A major cyber attack targets a security gap that was actually closed in early 2021. However, some IT managers have not done their homework. Companies from Germany are also among the victims.
Companies and public institutions in Germany were also damaged in a large-scale global wave of cyber attacks using blackmail software. “According to the current state of knowledge, there seems to be a mid-three-digit number of people affected in Germany,” said the Federal Office for Information Security (BSI) in Bonn on Monday in response to a dpa request. More concrete statements about the extent of the damage are not yet possible. The Italian cyber security authority ACN had already warned of the wave of attacks on Sunday and called on organizations to take measures to protect their systems.
The cyber attacks are aimed at users of a special virtualization solution from the manufacturer VMWare, so-called ESXi servers, which divide a physical server into several virtual machines. According to the BSI, the regional focus of the attacks was on France, the USA, Germany and Canada.

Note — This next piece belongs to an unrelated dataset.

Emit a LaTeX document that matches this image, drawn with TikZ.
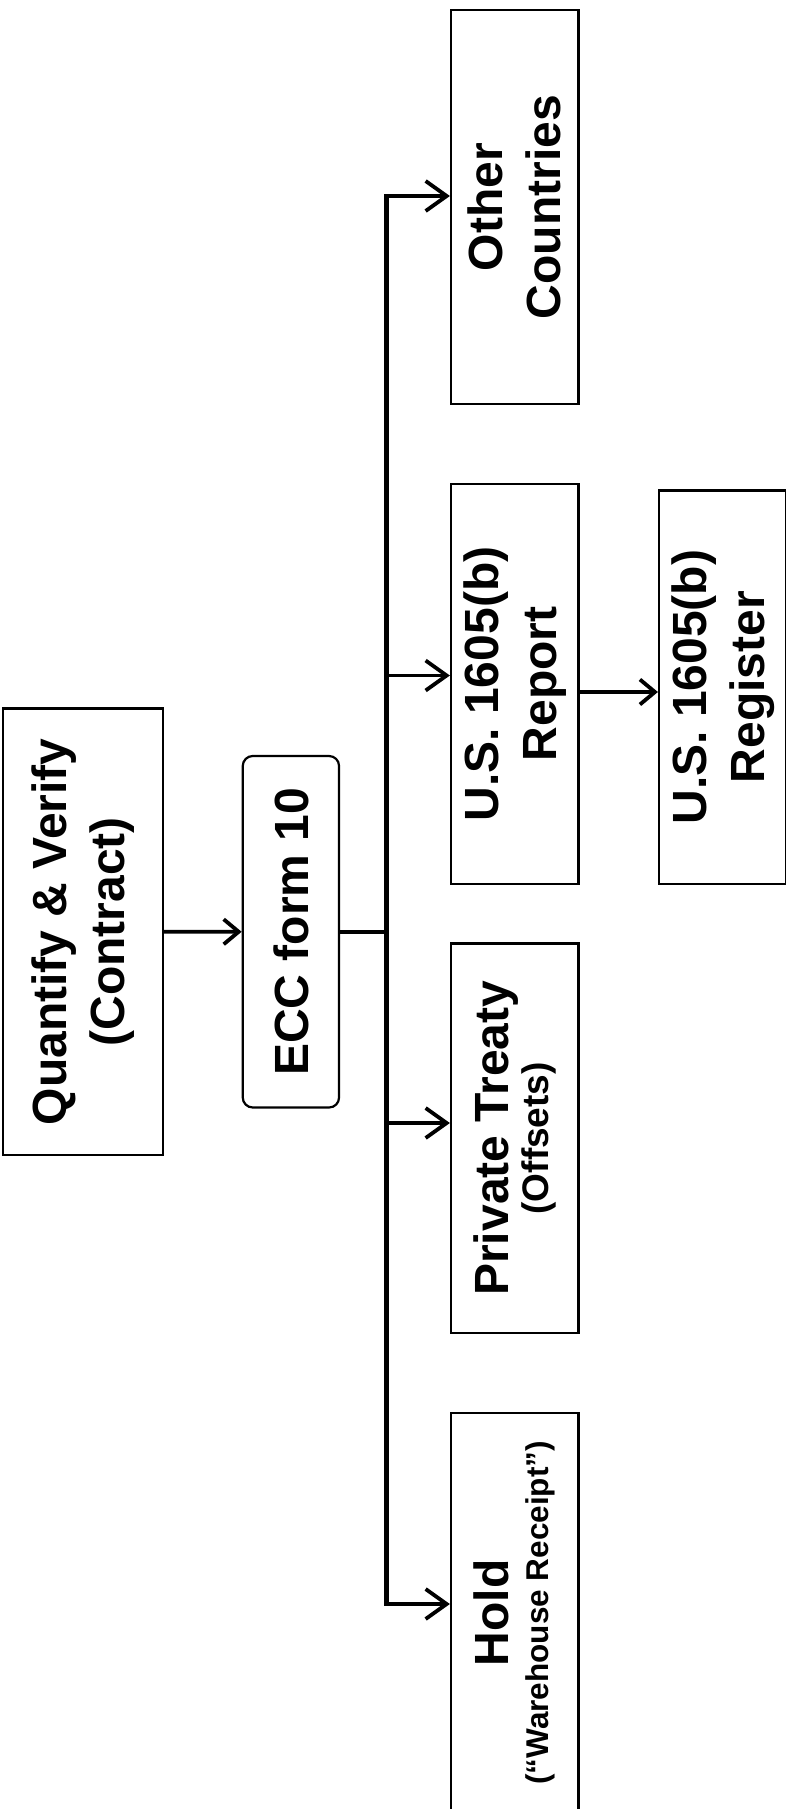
\documentclass[tikz,border=0pt]{standalone}
\usepackage{fontspec}
\usepackage{graphicx}
\setmainfont{Liberation Sans}
\usetikzlibrary{arrows.meta}
\newcommand\rtext[2][29pt]{\rotatebox{90}{\vbox{\baselineskip=#1\relax\lineskiplimit=-100pt\lineskip=0pt\halign{\hfil##\hfil\cr#2\crcr}}}}
\newcommand\smallA{\fontsize{18.5}{20}\selectfont}
\newcommand\smallB{\fontsize{15.75}{20}\selectfont}
\begin{document}
\begin{tikzpicture}[x=0.5pt,y=-0.5pt,
  box/.style={draw,line width=1.1pt,inner sep=0pt,font=\bfseries\fontsize{24}{29}\selectfont},
  rbox/.style={box,rounded corners=5pt},
  outbox/.style={box,minimum width=63.75pt},
  busline/.style={line width=2.4pt,line cap=rect},
  branch/.style={line width=1.9pt,-{Straight Barb[length=10.5pt,width=15pt]}},
  link/.style={line width=1.9pt,-{Straight Barb[length=7.5pt,width=12.5pt]}}]
\useasboundingbox (0,0) rectangle (786,1809);
% nodes
\node[box,minimum width=79.85pt,minimum height=223.25pt] (q) at (83.2,931.8)
  {\rtext{Quantify \& Verify\cr(Contract)}};
\node[rbox,minimum width=48.15pt,minimum height=175.75pt] (ecc) at (290.9,931.75)
  {\rtext{ECC form 10}};
\node[outbox,minimum height=196.8pt] (oc) at (514.75,207.2)
  {\rtext{Other\cr Countries}};
\node[outbox,minimum height=200pt] (rep) at (514.75,684)
  {\rtext{U.S. 1605(b)\cr Report}};
\node[outbox,minimum height=196.75pt] (reg) at (722.75,687.25)
  {\rtext{U.S. 1605(b)\cr Register}};
\node[outbox,minimum height=194.75pt] (pt) at (514.75,1138.25)
  {\rtext[20pt]{Private Treaty\cr\smallA(Offsets)}};
\node[outbox,minimum height=200.15pt] (hold) at (514.75,1612.85)
  {\rtext[20pt]{Hold\cr\smallB(“Warehouse Receipt”)}};
% bus
\coordinate (bt) at (386.7,196);
\coordinate (bb) at (386.7,1604);
\coordinate (b2) at (386.7,675.5);
\coordinate (b3) at (386.7,1123);
% connectors
\draw[link] (q.east) -- (ecc.west);
\draw[line width=1.9pt] (ecc.east) -- (ecc.east -| bt);
\draw[busline] (bt) -- (bb);
\draw[branch] (bt) -- (oc.west |- bt);
\draw[branch] (b2) -- (rep.west |- b2);
\draw[branch] (b3) -- (pt.west |- b3);
\draw[branch] (bb) -- (hold.west |- bb);
\coordinate (rr) at (579,692);
\draw[link] (rep.east |- rr) -- (reg.west |- rr);
\end{tikzpicture}
\end{document}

Other countries are also affected. In so-called ransomware attacks, the attackers penetrate the systems, take control and lock the victims out. The data is usually encrypted and only made accessible again after paying a ransom.

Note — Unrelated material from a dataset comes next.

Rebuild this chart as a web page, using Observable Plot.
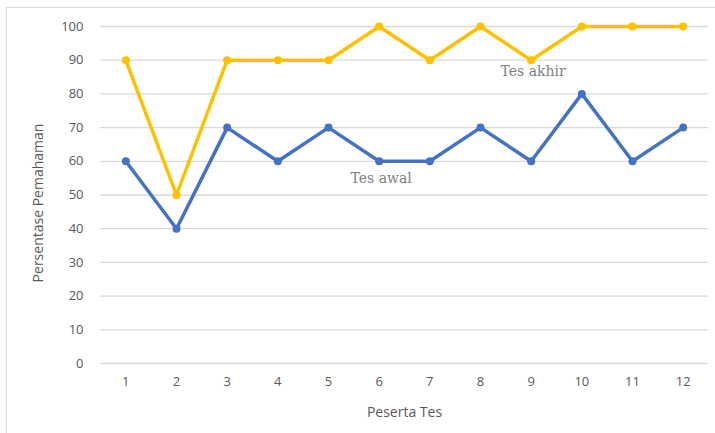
<!DOCTYPE html>
<html>
<head>
<meta charset="utf-8">
<script src="https://cdn.jsdelivr.net/npm/d3@7"></script>
<script src="https://cdn.jsdelivr.net/npm/@observablehq/plot@0.6"></script>
<style>
  html, body { margin: 0; padding: 0; background: #fff; overflow: hidden; }
  #wrap { position: relative; width: 715px; height: 433px; }
  #border { position: absolute; left: 6px; top: 7px; width: 760px; height: 480px; border: 1.5px solid #d9d9d9; box-sizing: border-box; pointer-events: none; }
  #chart { position: absolute; left: 0; top: 0; }
</style>
</head>
<body>
<div id="wrap"><div id="border"></div><div id="chart"></div></div>
<script>
const peserta = ["1","2","3","4","5","6","7","8","9","10","11","12"];
const tesAwal = [60, 40, 70, 60, 70, 60, 60, 70, 60, 80, 60, 70];
const tesAkhir = [90, 50, 90, 90, 90, 100, 90, 100, 90, 100, 100, 100];
const yTicks = [0, 10, 20, 30, 40, 50, 60, 70, 80, 90, 100];
const xTitle = "Peserta Tes";
const yTitle = "Persentase Pemahaman";
// inline series labels (category, value)
const labelPos = [{x: "6", y: 55, name: "Tes awal"}, {x: "9", y: 86.5, name: "Tes akhir"}];

const awal = peserta.map((p, i) => ({x: p, y: tesAwal[i]}));
const akhir = peserta.map((p, i) => ({x: p, y: tesAkhir[i]}));

const blue = "#4472C4", gold = "#FFC000";
const font = "'Open Sans', sans-serif";

const plot = Plot.plot({
  width: 715,
  height: 433,
  marginLeft: 100,
  marginRight: 7,
  marginTop: 26,
  marginBottom: 70,
  style: {fontFamily: font, fontSize: "13px", color: "#595959", background: "transparent"},
  x: {type: "band", domain: peserta, padding: 0, round: false, label: null},
  y: {domain: [0, 100], label: null},
  marks: [
    Plot.gridY(yTicks, {stroke: "#d9d9d9", strokeOpacity: 1, strokeWidth: 1.3}),
    Plot.axisY(yTicks, {tickSize: 0, tickPadding: 17, label: null, fill: "#595959", fontSize: 13}),
    Plot.axisX(peserta, {tickSize: 0, tickPadding: 13, label: null, fill: "#595959", fontSize: 13}),
    Plot.line(awal, {x: "x", y: "y", stroke: blue, strokeWidth: 3.5}),
    Plot.dot(awal, {x: "x", y: "y", fill: blue, r: 4, stroke: "none"}),
    Plot.line(akhir, {x: "x", y: "y", stroke: gold, strokeWidth: 3.5}),
    Plot.dot(akhir, {x: "x", y: "y", fill: gold, r: 4, stroke: "none"}),
    Plot.text(labelPos, {x: "x", y: "y", text: "name", dx: 2, fill: "#7f7f7f", fontFamily: "'DejaVu Serif', serif", fontSize: 14}),
    Plot.text([xTitle], {frameAnchor: "bottom", dy: 53, text: d => d, fill: "#595959", fontSize: 14}),
    Plot.text([yTitle], {frameAnchor: "left", textAnchor: "middle", dx: -62, dy: 8, rotate: -90, text: d => d, fill: "#595959", fontSize: 14})
  ]
});
document.getElementById("chart").appendChild(plot);
</script>
</body>
</html>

According to the BSI, the security gap in the VMWare software was closed in February 2021 by updating the program. At that time, the authority also warned against exploiting vulnerabilities in the corresponding product.

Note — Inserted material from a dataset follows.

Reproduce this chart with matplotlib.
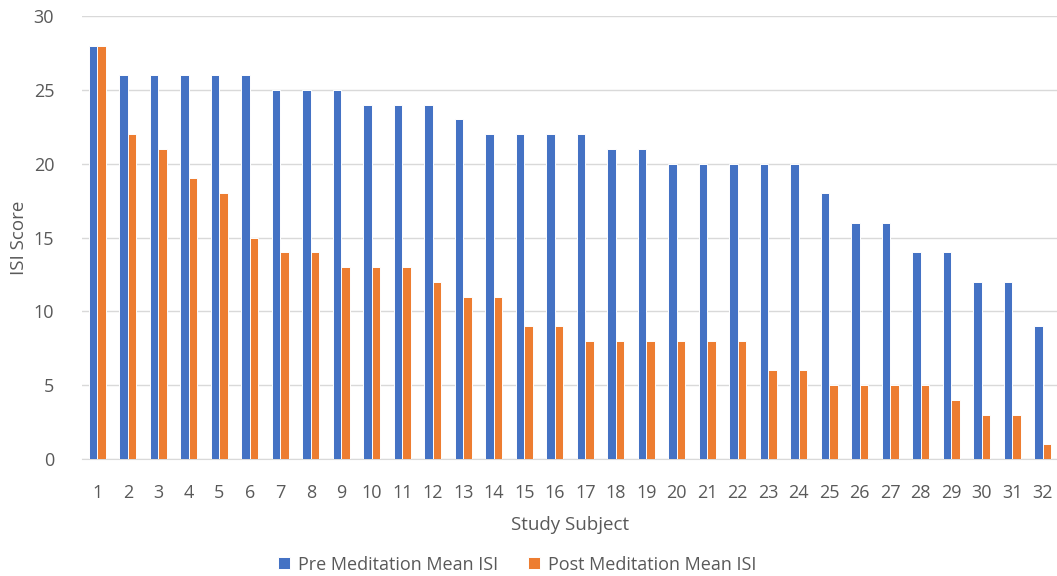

Rüdiger Trost, Head of Cyber Security Solutions at the IT security company WithSecure, told dpa that around 84,000 servers with the affected software were installed worldwide, and around 7,000 in Germany. However, it was not possible to say which of these were still vulnerable. The expert pointed out that the security gap had been discovered and closed some time ago. “Anyone who is still a victim should check their protective measures.”
A special feature is that in the current case the attack is not directed against Windows software, but against a solution that runs on the Linux operating system. “Many people mistakenly think that Linux ransomware does not exist and do not take appropriate protective measures,” said Trost.